> _GOAL OF THE EXERCISE_:
Take every line from the first down to the line with "84.2, 84.1, 83.4]" and set it down exactly, without the pictures.
· · · · · · ·
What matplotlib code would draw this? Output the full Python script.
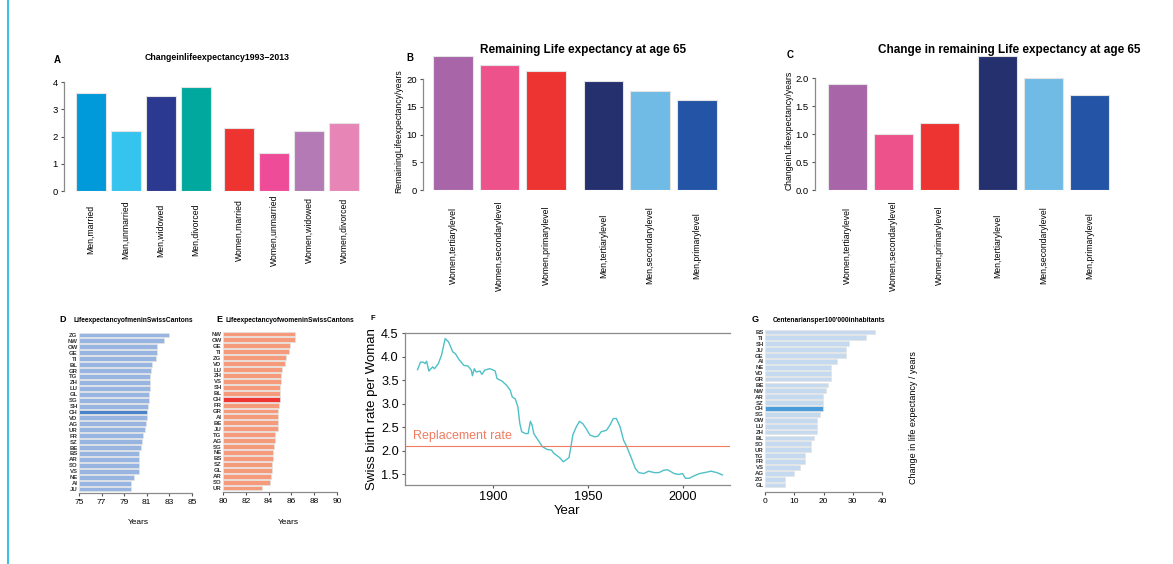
import matplotlib
matplotlib.use("Agg")
import matplotlib.pyplot as plt
from matplotlib.ticker import FormatStrFormatter

plt.rcParams['font.family'] = ['Liberation Sans', 'DejaVu Sans']

W, H = 1173, 564

# ---- data ----
a_labels = ['Men,married', 'Man,unmarried', 'Men,widowed', 'Men,divorced',
            'Women,married', 'Women,unmarried', 'Women,widowed', 'Women,divorced']
a_values = [3.6, 2.2, 3.5, 3.8, 2.3, 1.4, 2.2, 2.5]

edu_labels = ['Women,tertiarylevel', 'Women,secondarylevel', 'Women,primarylevel',
              'Men,tertiarylevel', 'Men,secondarylevel', 'Men,primarylevel']
b_values = [24.1, 22.5, 21.4, 19.6, 17.9, 16.3]
c_values = [1.9, 1.0, 1.2, 2.4, 2.0, 1.7]

d_cantons = ['ZG', 'NW', 'OW', 'GE', 'TI', 'BL', 'GR', 'TG', 'ZH', 'LU', 'GL', 'SG', 'SH', 'CH',
             'VD', 'AG', 'UR', 'FR', 'SZ', 'BE', 'BS', 'AR', 'SO', 'VS', 'NE', 'AI', 'JU']
d_values = [83.0, 82.5, 81.9, 81.9, 81.8, 81.5, 81.4, 81.3, 81.3, 81.3, 81.2, 81.2, 81.1, 81.0,
            81.0, 80.9, 80.8, 80.7, 80.6, 80.5, 80.3, 80.3, 80.3, 80.3, 79.9, 79.6, 79.6]

e_cantons = ['NW', 'OW', 'GE', 'TI', 'ZG', 'VD', 'LU', 'ZH', 'VS', 'SH', 'BL', 'CH', 'FR', 'GR',
             'AI', 'BE', 'JU', 'TG', 'AG', 'SG', 'NE', 'BS', 'SZ', 'GL', 'AR', 'SO', 'UR']
e_values = [86.3, 86.3, 85.9, 85.8, 85.5, 85.4, 85.2, 85.1, 85.1, 85.0, 85.0, 85.0, 84.9, 84.8,
            84.8, 84.8, 84.8, 84.6, 84.6, 84.5, 84.4, 84.4, 84.3, 84.3, 84.2, 84.1, 83.4]

f_years = [1860, 1861.6, 1863, 1864, 1864.8, 1866, 1868, 1869, 1871, 1872.7, 1874.6, 1876.4,
           1878.6, 1880, 1882, 1884.5, 1886.6, 1888.4, 1889, 1890, 1891, 1893, 1894, 1895.5,
           1898, 1899.6, 1901, 1902, 1904.5, 1907, 1909, 1910, 1911.6, 1913, 1914, 1915, 1917,
           1918.4, 1919.6, 1920.5, 1921.4, 1923, 1926, 1928.6, 1930.7, 1932, 1935, 1937, 1938.4,
           1940, 1941, 1942, 1943.8, 1945.5, 1947.3, 1949, 1951, 1953.6, 1955.4, 1957, 1959.8,
           1961.6, 1963.4, 1965, 1967, 1968.8, 1970.5, 1973, 1975, 1976.8, 1979.5, 1982, 1985,
           1987.5, 1990, 1992, 1993.8, 1995.5, 1998, 2000, 2001.4, 2003.5, 2006, 2009, 2011.6,
           2015, 2018, 2021]
f_rate = [3.72, 3.88, 3.88, 3.85, 3.90, 3.69, 3.78, 3.74, 3.85, 4.03, 4.38, 4.31,
          4.10, 4.06, 3.93, 3.81, 3.80, 3.71, 3.59, 3.74, 3.67, 3.69, 3.62, 3.71,
          3.74, 3.72, 3.69, 3.53, 3.48, 3.39, 3.28, 3.14, 3.10, 2.93, 2.58, 2.40, 2.36,
          2.36, 2.62, 2.54, 2.36, 2.26, 2.08, 2.02, 2.01, 1.94, 1.85, 1.76, 1.80,
          1.85, 2.08, 2.33, 2.50, 2.62, 2.57, 2.47, 2.33, 2.29, 2.31, 2.40, 2.43,
          2.54, 2.68, 2.68, 2.50, 2.22, 2.08, 1.83, 1.62, 1.53, 1.51, 1.56, 1.53,
          1.53, 1.58, 1.59, 1.55, 1.51, 1.49, 1.51, 1.41, 1.41, 1.46, 1.51, 1.53,
          1.56, 1.53, 1.48]
replacement_rate = 2.1

g_cantons = ['BS', 'TI', 'SH', 'JU', 'GE', 'AI', 'NE', 'VD', 'GR', 'BE', 'NW', 'AR', 'SZ', 'CH',
             'SG', 'OW', 'LU', 'ZH', 'BL', 'SO', 'UR', 'TG', 'FR', 'VS', 'AG', 'ZG', 'GL']
g_values = [37.5, 34.5, 28.6, 27.6, 27.6, 24.6, 22.6, 22.6, 22.6, 21.7, 20.8, 19.7, 19.7, 19.7,
            18.9, 17.7, 17.7, 17.7, 16.9, 15.8, 15.8, 13.8, 13.8, 12.0, 9.9, 6.9, 6.9]

# ---- styles ----
a_colors = ['#0099DA', '#35C4EE', '#2B3990', '#00A89D', '#EE3431', '#EE4C98', '#B47AB5', '#E786B6']
edu_colors = ['#A866A9', '#EE528A', '#EE3432', '#25316E', '#70BBE6', '#2354A5']
AXIS_GRAY = '#8a8a8a'
EDGE = '#e4e4e4'

fig = plt.figure(figsize=(W / 100, H / 100), dpi=100)


def px_axes(x0, y0, x1, y1):
    return fig.add_axes([x0 / W, 1 - y1 / H, (x1 - x0) / W, (y1 - y0) / H])


def px_text(x, y, s, **kw):
    return fig.text(x / W, 1 - y / H, s, **kw)


def bar_panel(ax, pos, vals, labels, colors, xlim, ylim, yb, pad):
    ax.bar(pos, vals, width=0.85, color=colors, edgecolor=EDGE, linewidth=0.8)
    ax.set_xlim(*xlim)
    ax.set_ylim(*ylim)
    for s in ['top', 'right', 'bottom']:
        ax.spines[s].set_visible(False)
    ax.spines['left'].set_color(AXIS_GRAY)
    ax.spines['left'].set_linewidth(0.9)
    ax.spines['left'].set_bounds(*yb)
    ax.set_xticks(pos)
    ax.set_xticklabels(labels, rotation=90, va='center', fontsize=6.2)
    ax.tick_params(axis='x', length=0, pad=pad)
    ax.tick_params(axis='y', length=2.5, width=0.8, color='#555555', labelsize=6.8, pad=2)
    ax.patch.set_alpha(0)


# left border line
fig.add_artist(plt.Line2D([8 / W, 8 / W], [0, 1], color='#3EC1E2', linewidth=1.5))

# ---- A ----
axA = px_axes(64, 82, 362, 191)
posA = [0, 1, 2, 3, 4.23, 5.23, 6.23, 7.23]
bar_panel(axA, posA, a_values, a_labels, a_colors, (-0.77, 7.74), (0, 4), (0, 4), 28)
axA.set_yticks([0, 1, 2, 3, 4])
px_text(217, 57, 'Changeinlifeexpectancy1993\u22122013', ha='center', va='center',
        fontsize=6.3, fontweight='bold')
px_text(57, 60, 'A', ha='center', va='center', fontsize=7, fontweight='bold')

# ---- B ----
axB = px_axes(423, 55.7, 720, 190)
posB = [0, 1, 2, 3.24, 4.24, 5.24]
bar_panel(axB, posB, b_values, edu_labels, edu_colors, (-0.645, 5.74), (0, 24.2), (0, 20), 40)
axB.set_yticks([0, 5, 10, 15, 20])
px_text(583, 50, 'Remaining Life expectancy at age 65', ha='center', va='center',
        fontsize=8.5, fontweight='bold')
px_text(410, 58, 'B', ha='center', va='center', fontsize=7, fontweight='bold')
px_text(399, 131, 'RemainingLifeexpectancy/years', ha='center', va='center',
        rotation=90, fontsize=6.2)

# ---- C ----
axC = px_axes(815, 55.6, 1115, 190)
posC = [0, 1, 2, 3.26, 4.26, 5.26]
bar_panel(axC, posC, c_values, edu_labels, edu_colors, (-0.71, 5.82), (0, 2.4), (0, 2.0), 40)
axC.set_yticks([0, 0.5, 1.0, 1.5, 2.0])
axC.yaxis.set_major_formatter(FormatStrFormatter('%.1f'))
px_text(1009, 50, 'Change in remaining Life expectancy at age 65', ha='center', va='center',
        fontsize=8.5, fontweight='bold')
px_text(790, 55, 'C', ha='center', va='center', fontsize=7, fontweight='bold')
px_text(789, 130, 'ChangeinLifeexpectancy/years', ha='center', va='center',
        rotation=90, fontsize=6.2)


# ---- D / E / G horizontal bars ----
def hbar_panel(ax, cantons, vals, base, color, hl, xlim, ylim, xticks):
    pos = list(range(len(cantons)))
    cols = [hl if c == 'CH' else color for c in cantons]
    ax.barh(pos, [v - base for v in vals], left=base, height=0.82, color=cols,
            edgecolor=EDGE, linewidth=0.5)
    ax.set_xlim(*xlim)
    ax.set_ylim(*ylim)
    ax.set_yticks(pos)
    ax.set_yticklabels(cantons, fontsize=4.3, fontweight='bold', color='#333333')
    ax.tick_params(axis='y', length=0, pad=1)
    ax.set_xticks(xticks)
    ax.tick_params(axis='x', length=2.5, width=0.8, color='#555555', labelsize=6, pad=2)
    for s in ['top', 'right', 'left']:
        ax.spines[s].set_visible(False)
    ax.spines['bottom'].set_color(AXIS_GRAY)
    ax.spines['bottom'].set_linewidth(0.9)
    ax.patch.set_alpha(0)


axD = px_axes(79, 331, 192, 493)
hbar_panel(axD, d_cantons, d_values, 75, '#98B4E1', '#4A83C9', (75, 85), (26.67, -0.67),
           [75, 77, 79, 81, 83, 85])
px_text(63, 320, 'D', ha='center', va='center', fontsize=6.5, fontweight='bold')
px_text(73, 320, 'LifeexpectancyofmeninSwissCantons', ha='left', va='center',
        fontsize=4.8, fontweight='bold')
px_text(138, 522, 'Years', ha='center', va='center', fontsize=6)

axE = px_axes(223, 330, 337, 492)
hbar_panel(axE, e_cantons, e_values, 80, '#F59A7B', '#EE3430', (80, 90), (26.67, -0.67),
           [80, 82, 84, 86, 88, 90])
px_text(219, 320, 'E', ha='center', va='center', fontsize=6.5, fontweight='bold')
px_text(226, 320, 'LifeexpectancyofwomeninSwissCantons', ha='left', va='center',
        fontsize=4.8, fontweight='bold')
px_text(288, 522, 'Years', ha='center', va='center', fontsize=6)

axG = px_axes(765, 328, 882, 492)
hbar_panel(axG, g_cantons, g_values, 0, '#C6DAEF', '#4A9BDA', (0, 40), (27.18, -0.67),
           [0, 10, 20, 30, 40])
px_text(755, 320, 'G', ha='center', va='center', fontsize=6.5, fontweight='bold')
px_text(773, 320, "Centenariansper100'000inhabitants", ha='left', va='center',
        fontsize=4.8, fontweight='bold')
px_text(914, 418, 'Change in life expectancy / years', ha='center', va='center',
        rotation=90, fontsize=6.5)

# ---- F ----
axF = px_axes(405, 333, 730, 485)
axF.plot(f_years, f_rate, color='#4EC0C6', linewidth=1.0)
axF.axhline(replacement_rate, color='#F07C62', linewidth=0.8)
axF.text(1857.5, 2.3, 'Replacement rate', color='#F07C62', fontsize=9, ha='left', va='center')
axF.set_xlim(1853.4, 2025)
axF.set_ylim(1.266, 4.5)
axF.set_yticks([1.5, 2.0, 2.5, 3.0, 3.5, 4.0, 4.5])
axF.yaxis.set_major_formatter(FormatStrFormatter('%.1f'))
axF.set_xticks([1900, 1950, 2000])
axF.spines['right'].set_visible(False)
for s in ['top', 'left', 'bottom']:
    axF.spines[s].set_color(AXIS_GRAY)
    axF.spines[s].set_linewidth(0.9)
axF.tick_params(axis='both', length=2.5, width=0.8, color='#555555', labelsize=9.2, pad=2)
axF.set_xlabel('Year', fontsize=9.5, labelpad=1)
axF.set_ylabel('Swiss birth rate per Woman', fontsize=9.5, labelpad=2)
axF.patch.set_alpha(0)
px_text(373, 318, 'F', ha='center', va='center', fontsize=5.5, fontweight='bold')

fig.savefig('out.png', dpi=100)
· · · · · · ·
> _THE OUTPUT_:
What matplotlib code would draw this? Output the full Python script.
import matplotlib
matplotlib.use("Agg")
import matplotlib.pyplot as plt
from matplotlib.ticker import FormatStrFormatter

plt.rcParams['font.family'] = ['Liberation Sans', 'DejaVu Sans']

W, H = 1173, 564

# ---- data ----
a_labels = ['Men,married', 'Man,unmarried', 'Men,widowed', 'Men,divorced',
            'Women,married', 'Women,unmarried', 'Women,widowed', 'Women,divorced']
a_values = [3.6, 2.2, 3.5, 3.8, 2.3, 1.4, 2.2, 2.5]

edu_labels = ['Women,tertiarylevel', 'Women,secondarylevel', 'Women,primarylevel',
              'Men,tertiarylevel', 'Men,secondarylevel', 'Men,primarylevel']
b_values = [24.1, 22.5, 21.4, 19.6, 17.9, 16.3]
c_values = [1.9, 1.0, 1.2, 2.4, 2.0, 1.7]

d_cantons = ['ZG', 'NW', 'OW', 'GE', 'TI', 'BL', 'GR', 'TG', 'ZH', 'LU', 'GL', 'SG', 'SH', 'CH',
             'VD', 'AG', 'UR', 'FR', 'SZ', 'BE', 'BS', 'AR', 'SO', 'VS', 'NE', 'AI', 'JU']
d_values = [83.0, 82.5, 81.9, 81.9, 81.8, 81.5, 81.4, 81.3, 81.3, 81.3, 81.2, 81.2, 81.1, 81.0,
            81.0, 80.9, 80.8, 80.7, 80.6, 80.5, 80.3, 80.3, 80.3, 80.3, 79.9, 79.6, 79.6]

e_cantons = ['NW', 'OW', 'GE', 'TI', 'ZG', 'VD', 'LU', 'ZH', 'VS', 'SH', 'BL', 'CH', 'FR', 'GR',
             'AI', 'BE', 'JU', 'TG', 'AG', 'SG', 'NE', 'BS', 'SZ', 'GL', 'AR', 'SO', 'UR']
e_values = [86.3, 86.3, 85.9, 85.8, 85.5, 85.4, 85.2, 85.1, 85.1, 85.0, 85.0, 85.0, 84.9, 84.8,
            84.8, 84.8, 84.8, 84.6, 84.6, 84.5, 84.4, 84.4, 84.3, 84.3, 84.2, 84.1, 83.4]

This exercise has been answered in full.